Thought Process

This is a post I originally had on a different blog, but in the interest of consolidation have decided to move here:

I made a game! I have a dozen or so Google docs outlining rough ideas for games, but this is the first one I’ve actually finished! It was part of an game jam. The stipulations were that the entire game (except for a character sheet) had to fit onto a single piece of paper and the game had to be created during the time of the jam, no submitting games I had already started. When I signed up, I had no idea what kind of game I’d end up making but the jam was over a month long so I knew I had some time to think about it.

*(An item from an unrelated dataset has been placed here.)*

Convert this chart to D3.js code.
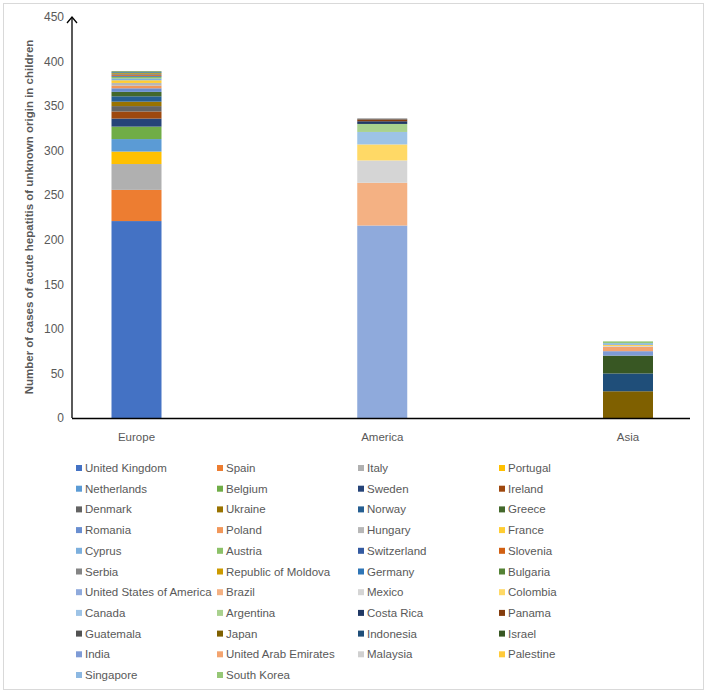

A lot of people use these one-page game jams as an excuse to make something ultra-specific and a bit absurd, which is what I assumed I’d end up doing. However when I figured out how I wanted the mechanics to work, I decided to just focus on making a system and keep it generic fantasy. This system should be easy enough to port over to other settings, just swap out the Skills, Equipment, and Gaining Experience lists.

My main two inspirations were Call of Cthulhu and Four Against Darkness. I like how conceptually straight forward Call of Cthulhu is. Instead of classes and levels you just have a long list of skills with varying degrees of competence in each. Almost anything you do in the game boils down to picking an appropriate skill and making a roll. With Beyond the Horizon I came up with a list of skills that I thought would cover the bases for D&D heroic fantasy, and purposely inserted five blank lines so that each group would be encouraged to add skills of their own.

I have been reading through Electric Bastionland and Into the Odd. Something I like about those games is how Chris has tried to speed up combat by only rolling damage, no attack roll. Recently I started playing through Four Against Darkness which does the opposite, you still make an attack roll but everything does a fixed amount of damage. I liked how this paired with the universal skill roll mechanic of Call of Cthulhu, basing just about everything you do on one style of roll. Another thing I stole from Four Against Darkness is rolling defense. Since Four Against Darkness is meant to be played solo, player vs book, the player makes all the rolls. Instead of rolling for the monsters’ attacks, you roll for your characters’ defense. I believe Cypher System does something similar, but I haven’t gotten a chance to play it, only flip through it.

The last key mechanic was the 3d6 dice pool. I haven’t played or read through any dice pool games, and how I treat it works more like advantage in 5e. Instead of modifying your roll, your skill points (0-3) modify how many dice you roll, which increases your chances of getting the desired number. Lasers and Feelings kind of works this way too, but it also switches up when you’re rolling over vs rolling under. Since I’m just using d6’s and not adding any modifiers, that limits Difficulty Target (my equivalent of Difficulty Classes) to 1-6. There’s no reason to set a Difficulty Target at 1 (that would automatically succeed) so the real range is 2-6. Five degrees of fidelity feels a lot more understandable and less squirrely than the range of DC’s in 5e (anywhere from 5 to 30ish).

That’s about it mechanically. I tried to keep all the game rules to the front side of the paper and dedicate the back side to advice and tools for the GM. A lot of times these one page RPG’s don’t give a lot of support to the GM.

I realize this probably isn’t the best sales pitch for my game, mostly just self indulgent-rambling about my thought process, but isn’t self-indulged rambling kind of the point of blogs? Also a big thanks to my buddy Will for proof reading the rules and helping me make sure my phrasing was clear! (I promise the actual rules are a lot less rambly).

If you print pages one and three duplex, the players will have a handy copy of the rules on the back of their character sheets.